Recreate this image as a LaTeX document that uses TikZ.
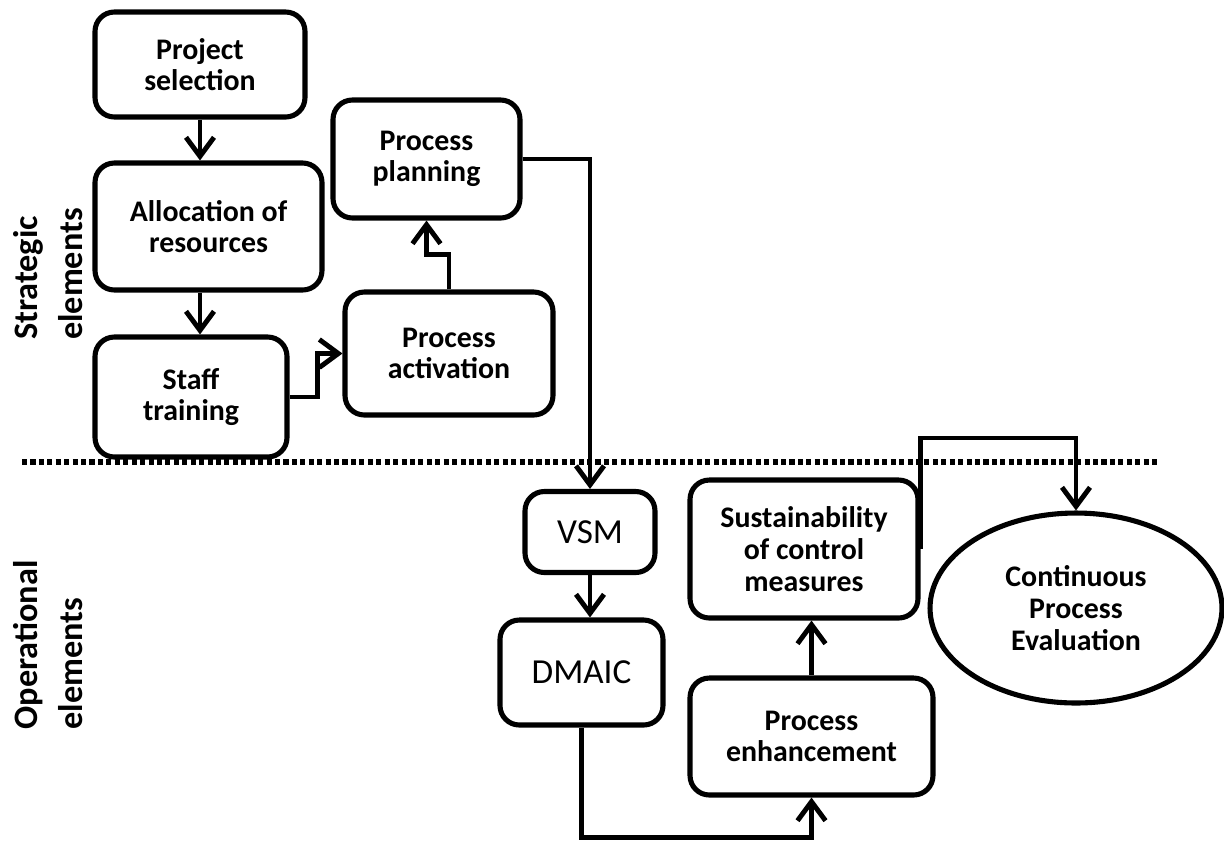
\documentclass[tikz,border=0pt]{standalone}
\usepackage{fontspec}
\setmainfont{Carlito}
\usetikzlibrary{arrows.meta,shapes.geometric}

\begin{document}
\begin{tikzpicture}[x=0.02cm, y=-0.02cm,
    box/.style={draw, line width=2.9pt, rounded corners=11pt, align=center, inner sep=2pt,
      font=\fontsize{17}{18}\selectfont\bfseries},
    bigbox/.style={box, font=\fontsize{20}{24}\selectfont},
    arr/.style={line width=2.8pt, -{Straight Barb[length=0.38cm, width=0.56cm, line width=2.8pt]}},
    side/.style={rotate=90, align=left, font=\fontsize{19.5}{25.5}\selectfont\bfseries}]
  \useasboundingbox (0,0) rectangle (1224,840);

  \node[box, minimum width=4.2cm, minimum height=2.1cm] (proj) at (200,64.5) {Project\\selection};
  \node[box, minimum width=4.54cm, minimum height=2.54cm] (alloc) at (208.5,226.5) {Allocation of\\resources};
  \node[box, minimum width=3.84cm, minimum height=2.4cm] (staff) at (191,397) {Staff\\training};
  \node[box, minimum width=3.74cm, minimum height=2.36cm] (plan) at (426.5,159) {Process\\planning};
  \node[box, minimum width=4.16cm, minimum height=2.46cm] (activ) at (449,353.5) {Process\\activation};
  \node[bigbox, minimum width=2.6cm, minimum height=1.62cm] (vsm) at (590,532) {VSM};
  \node[bigbox, minimum width=3.26cm, minimum height=2.1cm] (dmaic) at (581.5,672.5) {DMAIC};
  \node[box, minimum width=4.56cm, minimum height=2.76cm] (sust) at (804,549) {Sustainability\\of control\\measures};
  \node[box, minimum width=4.86cm, minimum height=2.34cm] (enh) at (811.5,736.5) {Process\\enhancement};
  \node[box, ellipse, rounded corners=0pt, minimum width=5.84cm, minimum height=3.8cm] (cpe) at (1076,608) {Continuous\\Process\\Evaluation};

  \node[side] (strat) at (48,274) {Strategic\\elements};
  \node[side] (oper) at (48,645) {Operational\\elements};

  \draw[line width=3pt, dash pattern=on 2.9pt off 1.9pt] (22,462) -- (1160,462);

  \draw[arr] (proj.south) -- (proj.south |- alloc.north);
  \draw[arr] (alloc.south -| proj.south) -- (proj.south |- staff.north);
  \draw[arr] (staff.east) -- ++(28,0) |- (activ.west);
  \draw[arr] (activ.north) -- ++(0,-35) -| (plan.south);
  \draw[arr] (plan.east) -| (vsm.north);
  \draw[arr] (vsm.south) -- (vsm.south |- dmaic.north);
  \draw[arr] (dmaic.south) -- ++(0,110) -| (enh.south);
  \draw[arr] (enh.north) -- (enh.north |- sust.south);
  \draw[arr] (sust.east) -- ++(0,-111) -| (cpe.north);
\end{tikzpicture}
\end{document}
---+---
▶ Work to complete:
Only the lines from the top of the data through the line with "(0,0) rectangle (1224,840);" should be quoted, exactly and with both ends kept; skip the pictures.

▶ Full output:
Recreate this image as a LaTeX document that uses TikZ.
\documentclass[tikz,border=0pt]{standalone}
\usepackage{fontspec}
\setmainfont{Carlito}
\usetikzlibrary{arrows.meta,shapes.geometric}

\begin{document}
\begin{tikzpicture}[x=0.02cm, y=-0.02cm,
    box/.style={draw, line width=2.9pt, rounded corners=11pt, align=center, inner sep=2pt,
      font=\fontsize{17}{18}\selectfont\bfseries},
    bigbox/.style={box, font=\fontsize{20}{24}\selectfont},
    arr/.style={line width=2.8pt, -{Straight Barb[length=0.38cm, width=0.56cm, line width=2.8pt]}},
    side/.style={rotate=90, align=left, font=\fontsize{19.5}{25.5}\selectfont\bfseries}]
  \useasboundingbox (0,0) rectangle (1224,840);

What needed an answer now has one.